The author of these memoirs was himself a Dissenter, born and bred, of the Nonconformist class. His grandfather, the well-known Edmund Calamy, the friend and associate of Baxter, and his father, another Edmund, were both of them deprived of church preferments by the Act of Uniformity of 1662. The elder Edmund, on that occasion, refused the Bishopric of Lichfield and Coventry; had he accepted it, observes his grandson in a very worldly tone, he might as easily have had 20,000l. to leave his family, or expend for pious uses, as Dr. Hacket (who had that Bishopric on his refusal) had that sum to lay out in repairing his cathedral. Young Calamy was born in London, where his father then preached, in 1671, and commencing the labours of his history not till 1727, traces back his reminiscences to a very early period. The first public matter of which he took distinct notice, and this was early enough-he was not eight years of age-was the "discovery of the Popish plot, just at the conclusion of the treaty of Nimeguen." The reality of the plot, he tells us-it must be presumed he is giving us the judgment of his maturer years-"is very plain from Colman's letters." The Test Act of 1673, he adds, proved the great apprehension of danger from the Catholics; but this discovery threw the whole kingdom into new fermentation, and filled people with unspeakable terror. "To see," says he, "posts and chains in all parts of the city-the trained bands drawn out, night after night, well armed, and watching as anxiously as if an insurrection was expected before morning-and to be entertained' from day to day with the talk of massacres, and assassins, and foreigners to help them, was very surprising. The murder of Godfrey, too, and the black Sunday that followedso black that ministers could not read their notes in the pulpits without candles-the frequent execution of traitors, and the circulation of dismal stories, made the hearts of young and old quake with fear." Though so young, he can himself never forget how much he was affected with seeing several that

* An Historical Account of my own Life, with some Reflections on the Times 1 have lived in, (1671-1731.) By Edmund Calamy, D. D. Now first printed. Edited and illustrated with Notes, Historical and Biographical, by John Towill Rutt. In 2 vols. 8vo. 2 P

Dec.-VOL. XXVI. NO. CVIII.

were condemned for the plot, such as Pickering, Ireland, and Grove, go to be executed at Tyburn; and at the pageantry of the mock processions on the 17th of November, (Queen Elizabeth's birth-day.) Roger L'Estrange, he adds, (who used to be called Oliver's fiddler,) formerly in danger of being hanged for a spy, and about this time the admired buffoon of High Church, called them hobby-horsing processions. Calamy, himself, however, thought more gravely of them, and thus describes one of them :

"In the midst of vast crowds of spectators, that made great acclamations, and showed abundance of satisfaction, there were carried in pageants upon men's shoulders through the chief streets of the city, the effigies of the Pope, with the representative of the Devil behind him, whispering in his ear, and wonderfully soothing and caressing him, (though he afterwards deserted him, and left him to shift for himself, before he was committed to the flames,) together with the likeness of the dead body of Sir Edmund Bury Godfrey, carried before him by one that rode on horseback, designed to remind the people of his execrable murder. And a great number of dignitaries in their copes, with crosses, monks, friars, and Jesuits, and Popish bishops in their mitres, and with all their trinkets and appurtenances. Such things as these very discernibly heightened and inflamed the general aversion of the nation from Popery; but it is to be feared on the other hand, they put some people, by way of revulsion, upon such desperate experiments, as brought us even within an ace of ruin."
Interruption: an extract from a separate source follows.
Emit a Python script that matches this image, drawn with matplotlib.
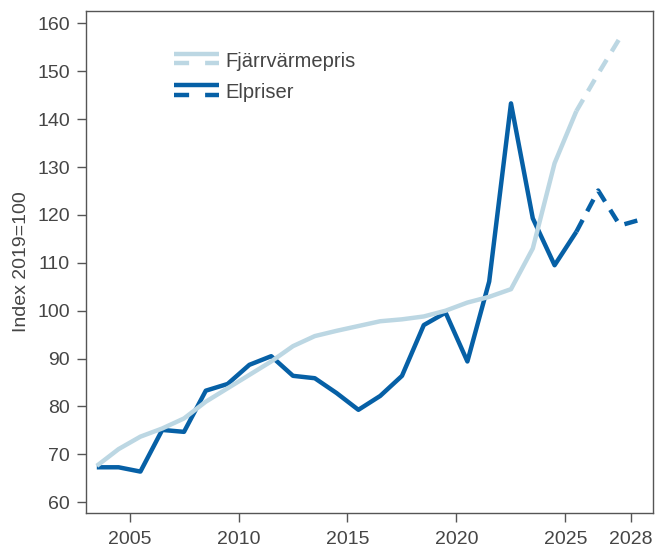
import matplotlib.pyplot as plt
import numpy as np
from matplotlib.legend_handler import HandlerBase
from matplotlib.lines import Line2D

plt.rcParams['font.family'] = ['Liberation Sans', 'DejaVu Sans']

years = np.arange(2003, 2029)
fjarrvarme = [67.6, 71.1, 73.7, 75.4, 77.5, 81.0, 83.8, 86.6, 89.4, 92.6,
              94.7, 95.8, 96.8, 97.8, 98.2, 98.8, 100.0, 101.7, 102.9, 104.5,
              113.0, 130.8, 141.7, 149.5, 157.0, np.nan]
elpriser = [67.3, 67.3, 66.4, 75.1, 74.7, 83.3, 84.7, 88.7, 90.5, 86.4,
            85.9, 82.8, 79.3, 82.2, 86.4, 97.0, 99.6, 89.4, 106.1, 143.3,
            119.3, 109.5, 116.5, 125.1, 117.8, 119.1]
forecast_from = 2025
xticks = [2005, 2010, 2015, 2020, 2025, 2028]

light = '#bcd7e3'
dark = '#0660a6'
textc = '#454545'

x = years + 0.5
hist = years <= forecast_from
fut = years >= forecast_from


class SolidDashHandler(HandlerBase):
    def create_artists(self, legend, orig_handle, xdescent, ydescent,
                       width, height, fontsize, trans):
        color = orig_handle.get_color()
        y0 = height / 2 - ydescent
        top = Line2D([-xdescent, width - xdescent], [y0 + 4.2, y0 + 4.2],
                     color=color, lw=3.2, solid_capstyle='butt')
        bot = Line2D([-xdescent, width - xdescent], [y0 - 2.5, y0 - 2.5],
                     color=color, lw=3.2, dashes=(3.4, 3.6), dash_capstyle='butt')
        for a in (top, bot):
            a.set_transform(trans)
        return [top, bot]


fig, ax = plt.subplots(figsize=(6.66, 5.49), dpi=100)
fig.subplots_adjust(left=0.129, right=0.980, bottom=0.066, top=0.980)

el = np.array(elpriser)
fv = np.array(fjarrvarme)
ax.plot(x[hist], el[hist], color=dark, lw=3.2, solid_capstyle='butt')
ax.plot(x[fut], el[fut], color=dark, lw=3.2, dashes=(3, 2.2), dash_capstyle='butt')
ax.plot(x[hist], fv[hist], color=light, lw=3.2, solid_capstyle='butt')
ax.plot(x[fut], fv[fut], color=light, lw=3.2, dashes=(3, 2.2), dash_capstyle='butt')

ax.set_xlim(2003, 2029)
ax.set_ylim(57.8, 162.6)
ax.set_xticks(xticks)
ax.set_yticks(np.arange(60, 161, 10))
ax.tick_params(direction='out', length=6.5, width=1, color='#555555',
               labelcolor=textc, labelsize=14)
ax.tick_params(axis='x', pad=6.5)
ax.tick_params(axis='y', pad=5)
for s in ax.spines.values():
    s.set_color('#555555')
    s.set_linewidth(1)
ax.set_ylabel('Index 2019=100', fontsize=14, color=textc, labelpad=5)

h1 = Line2D([], [], color=light)
h2 = Line2D([], [], color=dark)
ax.legend([h1, h2], ['Fjärrvärmepris', 'Elpriser'],
          handler_map={Line2D: SolidDashHandler()},
          loc='upper left', bbox_to_anchor=(0.124, 0.955), frameon=False,
          fontsize=14.5, labelcolor=textc, handlelength=2.2, handletextpad=0.33,
          labelspacing=0.62)

fig.savefig('out.png', dpi=100)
When the tide turned, and the Court trumped up a Protestant plot, in one form or other, the Dissenters were very rigorously dealt with, especially in the city. The restraints put upon them were represented not so much a matter of religion, as of safety to the government: a reproach fabricated, Calamy says, to justify the designs that were planning for farther oppressions; according, he adds, to the way of the soldier, who said the countryman whistled treason, when he had resolved to plunder him. Sometimes, he proceeds, liberty of conscience was in vogue; but when a session of Parliament came, and the King wanted money, the Dissenters were sacrificed to the Church, as the price of it, and this seldom failed of effect; they were, in short, he is quoting Burnet," the jewels of the crown, pawned when the King needed money, and redeemed at the next prorogation." After the dissolution of the Oxford Parliament, they were "generally run down and treated with severity, and numbers imprisoned." Young Calamy was himself often sent to Newgate, New Prison, and other gaols, with small presents of money to such dissenting ministers as were clapped up-Mr. Stretton, Mr. Franklin, &c. who used to talk freely with him, and give him good advice, with their blessings and thanks. His own father was never confined, but warrants were often issued against him, and he escaped only by skulking in holes and corners, and changing his dress and his lodgings. With several others, however, "he was kept in the Crown-office a considerable time, and found it very chargeable."

At this early age he remembers thinking it very strange, that praying, as they did, very heartily for King and government, and disturbing nobody, they could not be suffered to live in quiet. Though commonly run down as enemies of royalty, he never, at any of their private meetings, heard them inveigh against those in power. These meetings were constantly liable to interruption by the justices, and constables, and soldiers; he himself was present twice when they broke in "very fierce and noisy, and made great havoc." While the public meetings were shut up, he used to frequent the church, and give his father an account of the sermons he heard; but even then, the preaching of the Dissenters used to be more agreeable to him; he thought "it came most home to the conscience, and had the greatest tendency to do good." So very precocious was the youth's sagacity, and premature his opinions; but of course, so surrounded, so employed, hearing of nothing but oppressions, and complainings, and justifyings, the bias was inevitable. The execution of Lord Russell in 1683, on which he dwells considerably, occasioned, he observes, great consternation; no man of worth or eminence that did not fall in with the measures of the court, could think himself secure.